15 hours ago, FreneticPonE said:

It might not seem intuitive, but having a uniform response for lighting across all objects gives a nice look compared to the kind of disjointed look you get out of high detail lightmaps being right next to dynamic objects with less detailed indirect lighting. 

That was my thought process for the most part but I think many are able to combine lightmaps and SH quite well.

14 hours ago, Hodgman said:

ou can treat your probes like typical deferred point lights in that case. To solve the issue where multiple of these "ambient point lights" overlap, you can have them add 1.0f into the alpha channel and then divide the lighting buffer by alpha after drawing all the ambient lights but before any normal lights. 

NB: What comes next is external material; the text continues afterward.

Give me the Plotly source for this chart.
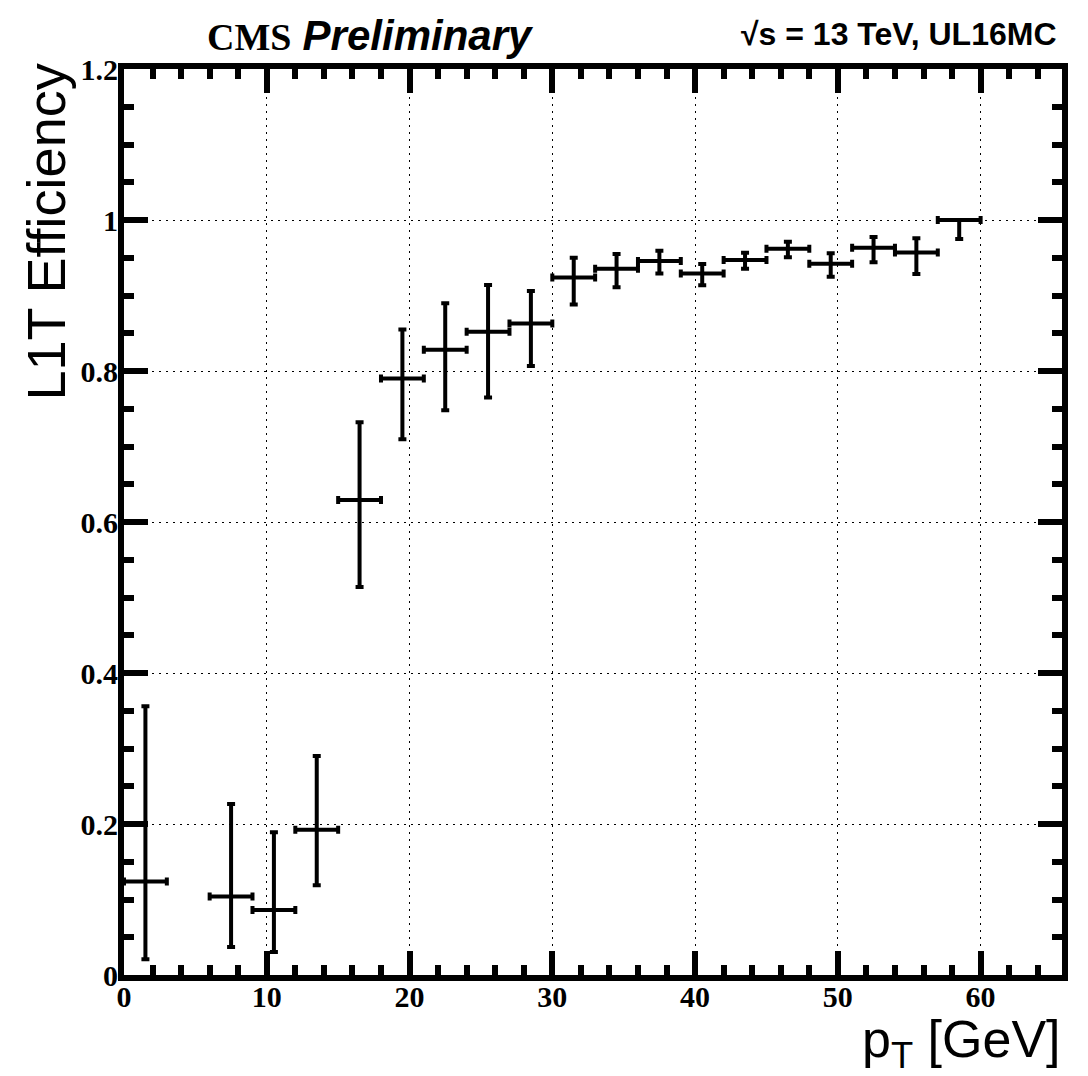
import plotly.graph_objects as go

# ---- data ----
pt_center = [1.5, 7.5, 10.5, 13.5, 16.5, 19.5, 22.5, 25.5, 28.5, 31.5,
             34.5, 37.5, 40.5, 43.5, 46.5, 49.5, 52.5, 55.5, 58.5]
pt_halfwidth = [1.5] * len(pt_center)
efficiency = [0.124, 0.104, 0.086, 0.1925, 0.629, 0.790, 0.828, 0.852, 0.863, 0.924,
              0.9355, 0.9457, 0.929, 0.947, 0.962, 0.942, 0.9633, 0.957, 1.0]
err_up = [0.232, 0.1225, 0.103, 0.0975, 0.103, 0.065, 0.0616, 0.062, 0.043, 0.026,
          0.0195, 0.0137, 0.0127, 0.0097, 0.0093, 0.014, 0.0142, 0.0187, 0.0]
err_down = [0.103, 0.067, 0.0555, 0.0735, 0.115, 0.0805, 0.080, 0.087, 0.0564, 0.036,
            0.0245, 0.0167, 0.0155, 0.0115, 0.0114, 0.017, 0.0193, 0.0285, 0.025]

x_tickvals = [0, 10, 20, 30, 40, 50, 60]
x_ticktext = ["0", "10", "20", "30", "40", "50", "60"]
y_tickvals = [0, 0.2, 0.4, 0.6, 0.8, 1.0, 1.2]
y_ticktext = ["0", "0.2", "0.4", "0.6", "0.8", "1", "1.2"]

fig = go.Figure()
fig.add_trace(go.Scatter(
    x=pt_center, y=efficiency, mode="markers",
    marker=dict(size=0.1, color="black"),
    error_x=dict(type="data", array=pt_halfwidth, color="black", thickness=4, width=4),
    error_y=dict(type="data", symmetric=False, array=err_up, arrayminus=err_down,
                 color="black", thickness=4, width=4),
    showlegend=False, hoverinfo="skip",
))

tick_font = dict(family="Liberation Serif", size=30, color="black", weight="bold")
grid_dash = "2px,5px"

fig.update_xaxes(
    range=[0, 65.7], tickmode="array", tickvals=x_tickvals, ticktext=x_ticktext,
    showline=True, linewidth=6, linecolor="black", mirror="allticks",
    ticks="inside", ticklen=24, tickwidth=6, tickcolor="black",
    minor=dict(dtick=2, tick0=0, ticks="inside", ticklen=10, tickwidth=6,
               tickcolor="black", showgrid=False),
    showgrid=True, gridcolor="black", gridwidth=1, griddash=grid_dash,
    tickfont=tick_font, zeroline=False, ticklabelstandoff=-10,
)
fig.update_yaxes(
    range=[0, 1.2], tickmode="array", tickvals=y_tickvals, ticktext=y_ticktext,
    showline=True, linewidth=6, linecolor="black", mirror="allticks",
    ticks="inside", ticklen=24, tickwidth=6, tickcolor="black",
    minor=dict(dtick=0.05, tick0=0, ticks="inside", ticklen=10, tickwidth=6,
               tickcolor="black", showgrid=False),
    showgrid=True, gridcolor="black", gridwidth=1, griddash=grid_dash,
    tickfont=tick_font, zeroline=False, ticklabelstandoff=-6,
)

W, H = 1088, 1076
L, T, R, B = 124, 69, 1088 - 1062, 1076 - 975
pw, ph = W - L - R, H - T - B

def px(xp):
    return (xp - L) / pw

def py(yp):
    return (H - B - yp) / ph

annotations = [
    dict(text="<span style='font-family:Liberation Serif;font-size:38px'><b>CMS</b></span> "
              "<span style='font-family:Liberation Sans;font-size:42px'><b><i>Preliminary</i></b></span>",
         x=px(205), y=py(36), xref="paper", yref="paper", xanchor="left", yanchor="middle",
         showarrow=False, font=dict(size=40, color="black", family="Liberation Sans")),
    dict(text="<b>√s = 13 TeV, UL16MC</b>",
         x=px(1058), y=py(34), xref="paper", yref="paper", xanchor="right", yanchor="middle",
         showarrow=False, font=dict(size=32, color="black", family="Liberation Sans")),
    dict(text="L1T Efficiency", textangle=-90,
         x=px(45), y=py(62), xref="paper", yref="paper", xanchor="center", yanchor="top",
         showarrow=False, font=dict(size=54, color="black", family="Liberation Sans")),
    dict(text="p<sub>T</sub> [GeV]",
         x=px(1063), y=py(1043), xref="paper", yref="paper", xanchor="right", yanchor="middle",
         showarrow=False, font=dict(size=52, color="black", family="Liberation Sans")),
]

fig.update_layout(
    width=W, height=H, margin=dict(l=L, r=R, t=T, b=B, autoexpand=False),
    paper_bgcolor="white", plot_bgcolor="white",
    annotations=annotations,
)

fig.write_html("out.html", config={"displayModeBar": False},
               post_script="document.body.style.margin='0';document.body.style.overflow='hidden';")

Sounds interesting! I'll try this out then. Do you have any articles about this technique?

Cubemaps only offer low frequency spatial data, ultra low frequency no matter how much angular frequency they offer. Invariably the farther away from the sample, or rather if it's just behind a pole or something, the less correct the data will be no matter how high a resolution it is. Lightmaps are ultra high frequency spatial data, even if angular data is low frequency it can still be more correct than a cubemap, no matter how many tricks you pull. And SSAO only works with onscreen data, and only works for darkening things.

Most modern SH/SG lightmaps are used to somewhat correct or supplement cubamaps.

13 hours ago, Hodgman said:

Check out this neat extension to probes to achieve awesome spatial resolution (at quite some expense...) 

http://graphics.cs.williams.edu/papers/LightFieldI3D17/

http://casual-effects.com/research/McGuire2017LightField/index.html

Oof, I remember that second one. At that point more traditional pathtracing is just as fast or faster, doesn't have any missing data problems, and would probably use less memory as there'd be no multiple copies of the same data.